LONDON — The love of red meat was once so much a part of the national makeup of the English that the French called them "les rosbifs." The 18th-century painter William Hogarth titled a famous canvas portraying the quintessential robustness of his countrymen "O the Roast Beef of Old England."
A well-marbled rib was the symbol of British well being and power, but eating habits have moved on. With rampant disease striking British herds for the second time in a decade, the change is accelerating.
"We've had a huge increase in phone calls and 14,000 hits a day on our Web site from people asking for information on balancing diet and going vegetarian," said Samantha Calvert, director of public affairs for the Vegetarian Society of the United Kingdom. "There was a poll that said that 32 percent of respondents would consider not eating meat, and that's a very good day for vegetarianism."
The British are shunning beef even though the malady now afflicting their animals — foot-and-mouth disease — does not harm people who eat infected meat.
People are reacting to the vast coverage in newspapers and on television that has focused on heaps of carcasses being incinerated and on affecting images of farmers grieving over the animals being sacrificed in the mass cull now under way to stem the spread of the highly contagious virus.
The images have also engaged the traditional British concern for animal welfare. "Lots of people are finally making the connection between that neat slice of red meat in the polystyrene wrapping that they buy in the supermarket and that fluffy little lamb being held by the crying farmer on TV," Calvert said.
The Ministry of Agriculture reported Saturday that the cull had now marked 832,000 animals for slaughter and that the number of confirmed cases had risen by 50 more in the past day to reach a total of 841 in the six-week-old epidemic.
Contrary to its old reputation, Britain was the most vegetarian country in Europe even before the outbreaks of disease.
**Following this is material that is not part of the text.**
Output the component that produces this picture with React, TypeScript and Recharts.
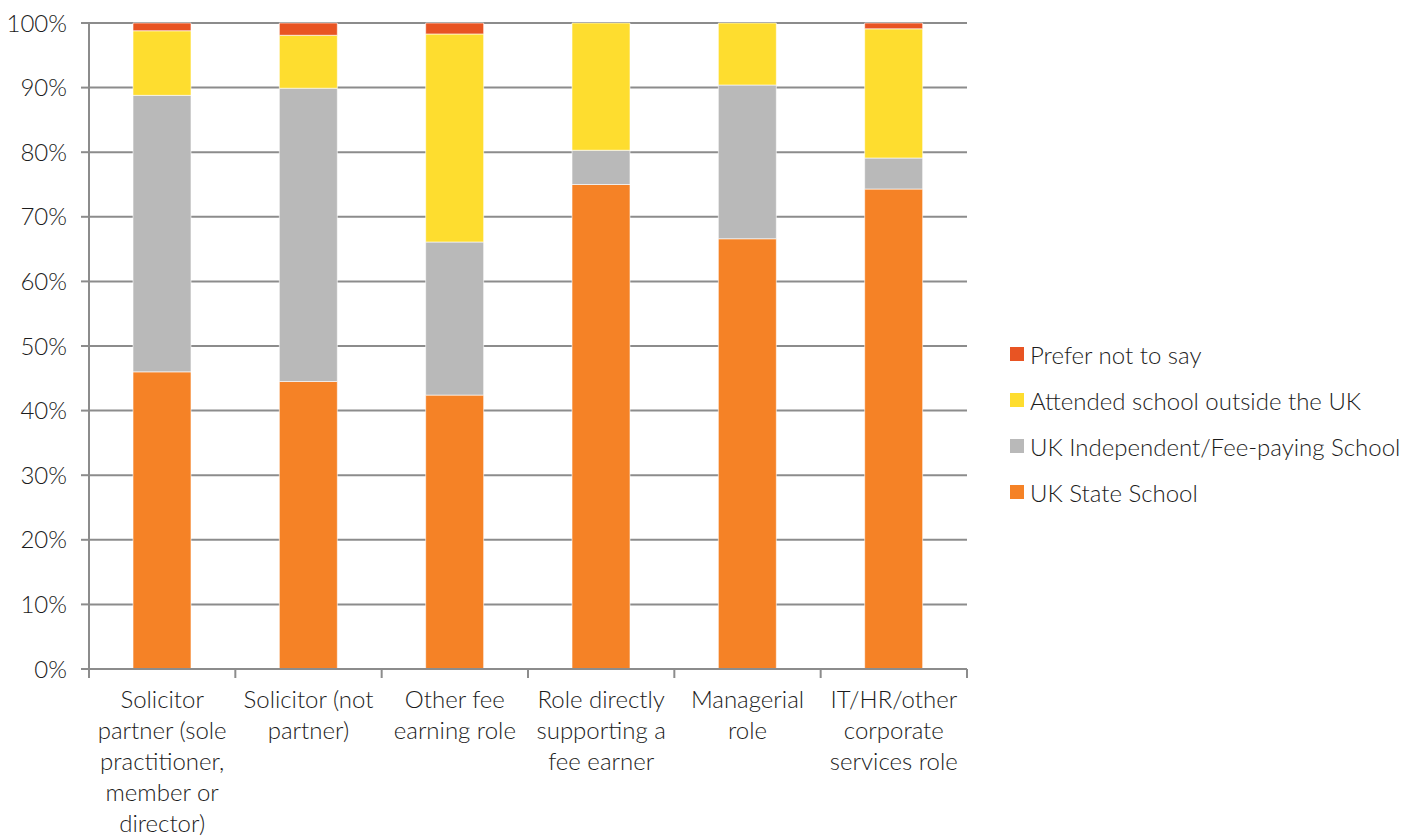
import React from 'react';
import { BarChart, Bar, XAxis, YAxis, CartesianGrid, Legend } from 'recharts';

const categories = [
  'Solicitor\npartner (sole\npractitioner,\nmember or\ndirector)',
  'Solicitor (not\npartner)',
  'Other fee\nearning role',
  'Role directly\nsupporting a\nfee earner',
  'Managerial\nrole',
  'IT/HR/other\ncorporate\nservices role',
];

const stateSchool = [46.0, 44.5, 42.4, 75.0, 66.6, 74.3];
const independentSchool = [42.8, 45.4, 23.7, 5.3, 23.8, 4.8];
const outsideUK = [10.0, 8.2, 32.2, 19.7, 9.6, 20.0];
const preferNotToSay = [1.2, 1.9, 1.7, 0, 0, 0.9];

const yTicks = [0, 10, 20, 30, 40, 50, 60, 70, 80, 90, 100];

const series = [
  { key: 'state', name: 'UK State School', color: '#F58226' },
  { key: 'independent', name: 'UK Independent/Fee-paying School', color: '#B9B9B9' },
  { key: 'outside', name: 'Attended school outside the UK', color: '#FEDD2F' },
  { key: 'prefer', name: 'Prefer not to say', color: '#E85423' },
];

const data = categories.map((c, i) => ({
  category: c,
  state: stateSchool[i],
  independent: independentSchool[i],
  outside: outsideUK[i],
  prefer: preferNotToSay[i],
}));

const FONT = 'Lato, "Noto Sans", sans-serif';
const TEXT = '#1c1c1c';
const AXIS = '#8c8c8c';
const BAND = 878 / categories.length;

// Excel style: ticks sit between categories, labels wrap over lines
const CategoryTick = (props: any) => {
  const { x, y, payload, index } = props;
  const lines = String(payload.value).split('\n');
  return (
    <g>
      <line x1={x - BAND / 2} x2={x - BAND / 2} y1={y - 8} y2={y + 1} stroke={AXIS} strokeWidth={2} />
      {index === categories.length - 1 && (
        <line x1={x + BAND / 2} x2={x + BAND / 2} y1={y - 8} y2={y + 1} stroke={AXIS} strokeWidth={2} />
      )}
      <text x={x} y={y + 31} textAnchor="middle" fill={TEXT} fontSize={24} fontFamily={FONT} fontWeight={300}>
        {lines.map((l, i) => (
          <tspan key={i} x={x} dy={i === 0 ? 0 : 31}>{l}</tspan>
        ))}
      </text>
    </g>
  );
};

const LegendContent = () => (
  <div style={{ fontFamily: FONT, fontWeight: 300, fontSize: 24, color: TEXT }}>
    {[...series].reverse().map((s) => (
      <div key={s.key} style={{ display: 'flex', alignItems: 'center', height: 46 }}>
        <span style={{ width: 14, height: 14, background: s.color, marginRight: 6, display: 'inline-block' }} />
        <span style={{ whiteSpace: 'nowrap' }}>{s.name}</span>
      </div>
    ))}
  </div>
);

export default function App() {
  return (
    <BarChart
      width={1410}
      height={828}
      data={data}
      margin={{ top: 15, right: 451, left: 0, bottom: 0 }}
      barCategoryGap={0}
    >
      <CartesianGrid vertical={false} stroke={AXIS} strokeWidth={2} />
      <XAxis
        dataKey="category"
        interval={0}
        height={167}
        stroke={AXIS}
        strokeWidth={2}
        tickLine={false}
        tick={<CategoryTick />}
      />
      <YAxis
        width={81}
        domain={[0, 100]}
        ticks={yTicks}
        tickFormatter={(v: number) => `${v}%`}
        stroke={AXIS}
        strokeWidth={2}
        tickSize={8}
        tickMargin={14}
        tick={{ fill: TEXT, fontSize: 24, fontFamily: FONT, fontWeight: 300 }}
        tickLine={{ stroke: AXIS, strokeWidth: 2 }}
      />
      <Legend
        layout="vertical"
        align="center"
        verticalAlign="middle"
        wrapperStyle={{ left: 1002, top: 323, width: 410 }}
        content={<LegendContent />}
      />
      {series.map((s) => (
        <Bar
          key={s.key}
          dataKey={s.key}
          name={s.name}
          stackId="a"
          fill={s.color}
          barSize={58}
          stroke="#ffffff"
          strokeOpacity={0.6}
          strokeWidth={1}
          isAnimationActive={false}
        />
      ))}
    </BarChart>
  );
}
Calvert said a study in June estimated that 5.4 percent of people in Britain were vegetarians, and new surveys in March raised the estimate as high as 12 percent — a level that might not be sustained once the crisis has passed.
Vegetarianism tends to be an urban phenomenon, and Britain's rural population is down to 10 percent, the lowest in Europe, according to a new MORI poll. Its farming community is also smaller and less politically powerful than those on the Continent.